━━━━━ Information provided
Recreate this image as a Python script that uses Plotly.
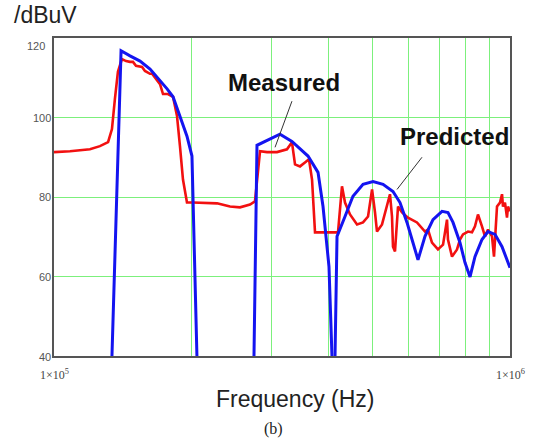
import numpy as np
import plotly.graph_objects as go

# Measured spectrum: frequency in kHz, level in dBuV
meas_khz = [100.0, 108.4, 119.9, 126.1, 131.4, 134.0, 136.0, 138.1, 140.9, 143.9,
            146.8, 149.0, 151.3, 154.4, 156.0, 158.3, 162.4, 164.1, 166.6, 170.8,
            173.4, 177.8, 182.4, 186.1, 188.9, 191.8, 195.7, 201.7, 227.8, 243.2,
            255.8, 269.1, 275.9, 283.0, 293.2, 308.3, 324.3, 332.5, 337.7, 346.3,
            355.1, 362.4, 368.0, 373.6, 419.6, 428.1, 434.7, 445.8, 461.9, 476.1,
            488.3, 498.3, 505.8, 510.9, 524.0, 537.4, 545.5, 551.1, 553.9, 559.5,
            565.2, 568.1, 579.7, 597.4, 625.2, 651.0, 660.9, 674.4, 695.1, 713.1,
            727.5, 731.1, 746.1, 765.2, 776.9, 788.7, 808.9, 825.4, 837.9, 850.7,
            868.1, 881.4, 894.9, 913.1, 922.4, 931.8, 936.5, 950.8, 960.5, 965.2,
            975.0, 984.9, 989.9, 1000.0]
meas_db = [91.3, 91.5, 92.0, 92.8, 93.8, 97.1, 104.6, 111.5, 114.7, 114.2,
           114.0, 114.0, 113.0, 112.7, 112.7, 111.7, 111.0, 111.0, 110.0, 108.4,
           105.9, 105.9, 105.2, 100.4, 92.8, 84.4, 78.6, 78.6, 78.4, 77.6,
           77.4, 78.1, 78.9, 91.5, 91.3, 91.3, 92.0, 93.8, 88.2, 87.7,
           88.7, 89.5, 84.4, 71.1, 71.1, 82.7, 78.6, 75.6, 73.1, 73.6,
           75.1, 81.9, 76.1, 71.3, 73.1, 77.6, 80.7, 75.1, 67.5, 66.3,
           72.6, 77.6, 76.1, 74.8, 73.6, 71.3, 71.8, 68.5, 66.8, 68.0,
           74.3, 69.3, 65.0, 66.8, 69.3, 70.6, 71.3, 71.1, 72.6, 75.6,
           72.6, 70.1, 71.8, 70.1, 65.0, 73.8, 77.6, 78.6, 80.7, 77.6,
           78.6, 74.8, 77.6, 76.4]

# Predicted spectrum (None separates the lobes)
pred_khz = [134.0, 140.3, 146.8, 154.4, 162.4, 170.8, 177.0, 182.4, 188.9, 195.7,
            200.7, 205.8, None,
            274.5, 278.7, 313.0, 332.5, 360.6, 379.3, 389.0, 400.9, 407.0, None,
            413.3, 417.5, 434.7, 452.5, 476.1, 500.8, 526.7, 553.9, 573.8, 594.4,
            612.7, 628.4, 651.0, 677.9, 709.4, 731.1, 749.9, 776.9, 796.7, 817.1,
            837.9, 868.1, 894.9, 927.1, 960.5, 984.9, 1000.0]
pred_db = [40.0, 116.8, 115.5, 114.2, 112.2, 109.4, 107.2, 105.2, 100.4, 95.3,
           90.3, 40.0, None,
           40.0, 93.0, 95.8, 94.0, 90.3, 86.2, 77.6, 62.5, 40.0, None,
           40.0, 70.1, 75.1, 80.2, 83.2, 83.9, 83.2, 81.4, 78.6, 73.6,
           68.5, 64.2, 70.1, 74.3, 76.4, 76.1, 73.6, 68.5, 63.5, 59.9,
           65.0, 69.3, 71.3, 70.6, 67.5, 64.2, 62.2]

# Callout leader lines (kHz, dBuV) and label anchors
measured_leader_khz = [332.5, 305.3]
measured_leader_db = [104.1, 92.5]
predicted_leader_khz = [641.2, 565.2]
predicted_leader_db = [90.0, 81.9]
measured_label = (319.3, 108.7)
predicted_label = (754.0, 95.3)

y_ticks = [120, 100, 80, 60, 40]
x_grid_hz = [1e5 * k for k in range(2, 10)]
x_end_labels = ["1×10<sup>5</sup>", "1×10<sup>6</sup>"]


def to_hz(values):
    return [None if v is None else v * 1000.0 for v in values]


GRID = "#7cf07c"
FRAME = "#555555"
SANS = "Liberation Sans, Arial, sans-serif"
SERIF = "Liberation Serif, Times New Roman, serif"

fig = go.Figure()
fig.add_trace(go.Scatter(x=to_hz(meas_khz), y=meas_db, mode="lines",
                         line=dict(color="#f21010", width=2.6), name="Measured",
                         connectgaps=False))
fig.add_trace(go.Scatter(x=to_hz(pred_khz), y=pred_db, mode="lines",
                         line=dict(color="#1414f0", width=3), name="Predicted",
                         connectgaps=False))
fig.add_trace(go.Scatter(x=to_hz(measured_leader_khz), y=measured_leader_db,
                         mode="lines", line=dict(color="#333333", width=1)))
fig.add_trace(go.Scatter(x=to_hz(predicted_leader_khz), y=predicted_leader_db,
                         mode="lines", line=dict(color="#333333", width=1)))

annotations = []
for lbl, (fk, db) in (("Measured", measured_label), ("Predicted", predicted_label)):
    annotations.append(dict(x=np.log10(fk * 1000.0), y=db, xref="x", yref="y",
                            text=f"<b>{lbl}</b>", showarrow=False,
                            font=dict(family=SANS, size=24, color="#111111"),
                            xanchor="center", yanchor="middle"))

# y tick labels, placed just left of the frame
y_shift = {120: -8, 40: -1}
x_shift = {120: -6}
for v in y_ticks:
    annotations.append(dict(x=0, y=v, xref="paper", yref="y", text=str(v),
                            showarrow=False, xanchor="right", yanchor="middle",
                            xshift=-1 + x_shift.get(v, 0), yshift=y_shift.get(v, 0),
                            font=dict(family=SANS, size=11, color="#555555")))

# x end labels at the decade limits
for xp, txt in zip([0, 1], x_end_labels):
    annotations.append(dict(x=xp, y=-0.057, xref="paper", yref="paper", text=txt,
                            showarrow=False, xanchor="center", yanchor="middle",
                            font=dict(family=SERIF, size=12, color="#444444")))

annotations += [
    dict(x=-0.092, y=1.072, xref="paper", yref="paper", text="/dBuV",
         showarrow=False, xanchor="left", yanchor="middle",
         font=dict(family=SANS, size=23, color="#222222")),
    dict(x=0.528, y=-0.135, xref="paper", yref="paper", text="Frequency (Hz)",
         showarrow=False, xanchor="center", yanchor="middle",
         font=dict(family=SANS, size=23, color="#222222")),
    dict(x=0.482, y=-0.228, xref="paper", yref="paper", text="(b)",
         showarrow=False, xanchor="center", yanchor="middle",
         font=dict(family=SERIF, size=16, color="#222222")),
]

fig.update_layout(
    width=537, height=440,
    margin=dict(l=54, r=27, t=38, b=84),
    paper_bgcolor="white", plot_bgcolor="white",
    showlegend=False,
    annotations=annotations,
    xaxis=dict(type="log", range=[5, 6], tickvals=x_grid_hz, showticklabels=False,
               showgrid=True, gridcolor=GRID, gridwidth=1, ticks="",
               showline=True, mirror=True, linecolor=FRAME, linewidth=2,
               zeroline=False, fixedrange=True),
    yaxis=dict(range=[40, 120], tickvals=[60, 80, 100], showticklabels=False,
               showgrid=True, gridcolor=GRID, gridwidth=1, ticks="",
               showline=True, mirror=True, linecolor=FRAME, linewidth=2,
               zeroline=False, fixedrange=True),
)

fig.write_html("out.html")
━━━━━━━━━━
* [Short exercise] Transcribe the material as is, with images omitted.

* [Solved exercise]
Recreate this image as a Python script that uses Plotly.
import numpy as np
import plotly.graph_objects as go

# Measured spectrum: frequency in kHz, level in dBuV
meas_khz = [100.0, 108.4, 119.9, 126.1, 131.4, 134.0, 136.0, 138.1, 140.9, 143.9,
            146.8, 149.0, 151.3, 154.4, 156.0, 158.3, 162.4, 164.1, 166.6, 170.8,
            173.4, 177.8, 182.4, 186.1, 188.9, 191.8, 195.7, 201.7, 227.8, 243.2,
            255.8, 269.1, 275.9, 283.0, 293.2, 308.3, 324.3, 332.5, 337.7, 346.3,
            355.1, 362.4, 368.0, 373.6, 419.6, 428.1, 434.7, 445.8, 461.9, 476.1,
            488.3, 498.3, 505.8, 510.9, 524.0, 537.4, 545.5, 551.1, 553.9, 559.5,
            565.2, 568.1, 579.7, 597.4, 625.2, 651.0, 660.9, 674.4, 695.1, 713.1,
            727.5, 731.1, 746.1, 765.2, 776.9, 788.7, 808.9, 825.4, 837.9, 850.7,
            868.1, 881.4, 894.9, 913.1, 922.4, 931.8, 936.5, 950.8, 960.5, 965.2,
            975.0, 984.9, 989.9, 1000.0]
meas_db = [91.3, 91.5, 92.0, 92.8, 93.8, 97.1, 104.6, 111.5, 114.7, 114.2,
           114.0, 114.0, 113.0, 112.7, 112.7, 111.7, 111.0, 111.0, 110.0, 108.4,
           105.9, 105.9, 105.2, 100.4, 92.8, 84.4, 78.6, 78.6, 78.4, 77.6,
           77.4, 78.1, 78.9, 91.5, 91.3, 91.3, 92.0, 93.8, 88.2, 87.7,
           88.7, 89.5, 84.4, 71.1, 71.1, 82.7, 78.6, 75.6, 73.1, 73.6,
           75.1, 81.9, 76.1, 71.3, 73.1, 77.6, 80.7, 75.1, 67.5, 66.3,
           72.6, 77.6, 76.1, 74.8, 73.6, 71.3, 71.8, 68.5, 66.8, 68.0,
           74.3, 69.3, 65.0, 66.8, 69.3, 70.6, 71.3, 71.1, 72.6, 75.6,
           72.6, 70.1, 71.8, 70.1, 65.0, 73.8, 77.6, 78.6, 80.7, 77.6,
           78.6, 74.8, 77.6, 76.4]

# Predicted spectrum (None separates the lobes)
pred_khz = [134.0, 140.3, 146.8, 154.4, 162.4, 170.8, 177.0, 182.4, 188.9, 195.7,
            200.7, 205.8, None,
            274.5, 278.7, 313.0, 332.5, 360.6, 379.3, 389.0, 400.9, 407.0, None,
            413.3, 417.5, 434.7, 452.5, 476.1, 500.8, 526.7, 553.9, 573.8, 594.4,
            612.7, 628.4, 651.0, 677.9, 709.4, 731.1, 749.9, 776.9, 796.7, 817.1,
            837.9, 868.1, 894.9, 927.1, 960.5, 984.9, 1000.0]
pred_db = [40.0, 116.8, 115.5, 114.2, 112.2, 109.4, 107.2, 105.2, 100.4, 95.3,
           90.3, 40.0, None,
           40.0, 93.0, 95.8, 94.0, 90.3, 86.2, 77.6, 62.5, 40.0, None,
           40.0, 70.1, 75.1, 80.2, 83.2, 83.9, 83.2, 81.4, 78.6, 73.6,
           68.5, 64.2, 70.1, 74.3, 76.4, 76.1, 73.6, 68.5, 63.5, 59.9,
           65.0, 69.3, 71.3, 70.6, 67.5, 64.2, 62.2]

# Callout leader lines (kHz, dBuV) and label anchors
measured_leader_khz = [332.5, 305.3]
measured_leader_db = [104.1, 92.5]
predicted_leader_khz = [641.2, 565.2]
predicted_leader_db = [90.0, 81.9]
measured_label = (319.3, 108.7)
predicted_label = (754.0, 95.3)

y_ticks = [120, 100, 80, 60, 40]
x_grid_hz = [1e5 * k for k in range(2, 10)]
x_end_labels = ["1×10<sup>5</sup>", "1×10<sup>6</sup>"]


def to_hz(values):
    return [None if v is None else v * 1000.0 for v in values]


GRID = "#7cf07c"
FRAME = "#555555"
SANS = "Liberation Sans, Arial, sans-serif"
SERIF = "Liberation Serif, Times New Roman, serif"

fig = go.Figure()
fig.add_trace(go.Scatter(x=to_hz(meas_khz), y=meas_db, mode="lines",
                         line=dict(color="#f21010", width=2.6), name="Measured",
                         connectgaps=False))
fig.add_trace(go.Scatter(x=to_hz(pred_khz), y=pred_db, mode="lines",
                         line=dict(color="#1414f0", width=3), name="Predicted",
                         connectgaps=False))
fig.add_trace(go.Scatter(x=to_hz(measured_leader_khz), y=measured_leader_db,
                         mode="lines", line=dict(color="#333333", width=1)))
fig.add_trace(go.Scatter(x=to_hz(predicted_leader_khz), y=predicted_leader_db,
                         mode="lines", line=dict(color="#333333", width=1)))

annotations = []
for lbl, (fk, db) in (("Measured", measured_label), ("Predicted", predicted_label)):
    annotations.append(dict(x=np.log10(fk * 1000.0), y=db, xref="x", yref="y",
                            text=f"<b>{lbl}</b>", showarrow=False,
                            font=dict(family=SANS, size=24, color="#111111"),
                            xanchor="center", yanchor="middle"))

# y tick labels, placed just left of the frame
y_shift = {120: -8, 40: -1}
x_shift = {120: -6}
for v in y_ticks:
    annotations.append(dict(x=0, y=v, xref="paper", yref="y", text=str(v),
                            showarrow=False, xanchor="right", yanchor="middle",
                            xshift=-1 + x_shift.get(v, 0), yshift=y_shift.get(v, 0),
                            font=dict(family=SANS, size=11, color="#555555")))

# x end labels at the decade limits
for xp, txt in zip([0, 1], x_end_labels):
    annotations.append(dict(x=xp, y=-0.057, xref="paper", yref="paper", text=txt,
                            showarrow=False, xanchor="center", yanchor="middle",
                            font=dict(family=SERIF, size=12, color="#444444")))

annotations += [
    dict(x=-0.092, y=1.072, xref="paper", yref="paper", text="/dBuV",
         showarrow=False, xanchor="left", yanchor="middle",
         font=dict(family=SANS, size=23, color="#222222")),
    dict(x=0.528, y=-0.135, xref="paper", yref="paper", text="Frequency (Hz)",
         showarrow=False, xanchor="center", yanchor="middle",
         font=dict(family=SANS, size=23, color="#222222")),
    dict(x=0.482, y=-0.228, xref="paper", yref="paper", text="(b)",
         showarrow=False, xanchor="center", yanchor="middle",
         font=dict(family=SERIF, size=16, color="#222222")),
]

fig.update_layout(
    width=537, height=440,
    margin=dict(l=54, r=27, t=38, b=84),
    paper_bgcolor="white", plot_bgcolor="white",
    showlegend=False,
    annotations=annotations,
    xaxis=dict(type="log", range=[5, 6], tickvals=x_grid_hz, showticklabels=False,
               showgrid=True, gridcolor=GRID, gridwidth=1, ticks="",
               showline=True, mirror=True, linecolor=FRAME, linewidth=2,
               zeroline=False, fixedrange=True),
    yaxis=dict(range=[40, 120], tickvals=[60, 80, 100], showticklabels=False,
               showgrid=True, gridcolor=GRID, gridwidth=1, ticks="",
               showline=True, mirror=True, linecolor=FRAME, linewidth=2,
               zeroline=False, fixedrange=True),
)

fig.write_html("out.html")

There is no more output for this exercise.